This year, I’ve been expending much of my writing energy on the first draft of a novel that can best be described as a dark queer romantic comedy about academic power struggles. After reading a snippet last week, a friend asked if I’d ever seen the film noir Sweet Smell of Success (Mackendrick, 1957).
I hadn’t, but upon watching it I immediately understood why they’d asked. The film follows the twisted dynamic between powerful and unscrupulous newspaper columnist J.J. Hunsecker (Burt Lancaster) and power-hungry press agent Sidney Falco (Tony Curtis), whom Hunsecker hires to keep his sister from seeing a jazz musician. It’s the kind of plot that would do well for either precise and cutting drama or slapstick comedy, though the film leans exclusively on the former. And it happens to be about two men who are pretty much the most unpleasant people in the entire world.
I’ve long taken a strange delight in reading and writing about really horrible people, especially people so awful they could only be meant for each other—Hannibal (Fuller, 2013-2015) isn’t one of my favorite television series for nothing. These books, tv shows, and films that follow charismatic yet often fundamentally unlikeable characters articulate something compelling about the ways in which power is constructed in our society, and the ways we navigate it. These characters, for all their aggressively horrifying nature, often render plain and naked the contours of their desire, which in turn reveals something, I believe, about how desire works.
And guess what? Desire, in these narratives, is often so perverse as to be unmistakably queer. Desire is hunger, a ravenous thing, a too-muchness; desire is something that cannot be caged within the strictures of conventional heterosexuality. Desire is loving a man who, as Hunsecker’s sister tells Falco in Sweet Smell of Success, “makes you jump through burning hoops like a trained poodle” to find your fame.
I’ve said before that this is a newsletter about queer and trans erotics, but truthfully I’ve been nervous to actually write about eroticism itself.

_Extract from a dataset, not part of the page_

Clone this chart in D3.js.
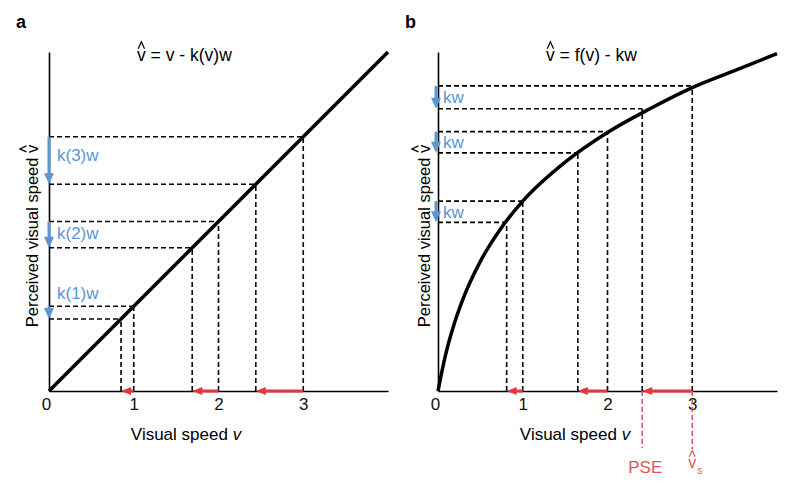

There’s something tender there, something personal, something that’s still unfolding in my own journey as I transition. It feels vulnerable, writing about this. I’m not totally sure I want to, really. Maybe queer and trans erotics are something best kept inside our own circles, where they won’t disturb the imaginations of cis and straight people.
But I also don’t think I can silo my writing like that anymore. I’m unwilling to pick off parts of myself and just pack them away, unseen. And so, it is with some trepidation but also excitement that I write this now. It’s a writing that needs to happen.
As to why queer eroticism matters—I think about what trans gay author Lee Mandelo articulates as the “intensities of queer masculinity” that drove Summer Sons, his Southern Gothic novel. Mandelo describes the ongoing project of attending to these intensities as one that’s both personal and political, a utopian worldmaking practice that can serve as a delicious counter-wave to the transphobic, queerphobic moral panics that have been sweeping the nation as of late.
Mandelo’s essay “Sweat and Skin,” published late last year in Uncanny Magazine, discusses the ways in which the viscerality of queerness requires particular attention to its relational and affective contexts. While he’s referring to queer writing, I’m curious to consider this in context of the below image from Sweet Smell of Success. The physicality and uneven power dynamic are captured in a single shot, staged and angled such that Hunsecker (Lancaster) dominates the frame, with Falco (Curtis) in less imposing position as his minion.
Of course, there’s something to be said here about how queerness in a film like Sweet Smell of Success can only be subtextual, and while that’s true, there’s still something about the ways desire works in Hays Code era films, including film noir, that fascinates me. In these films, desire is shaped by constraints just as much as it rebels against them.
And honestly, can’t we say much the same about the nature of our own desires?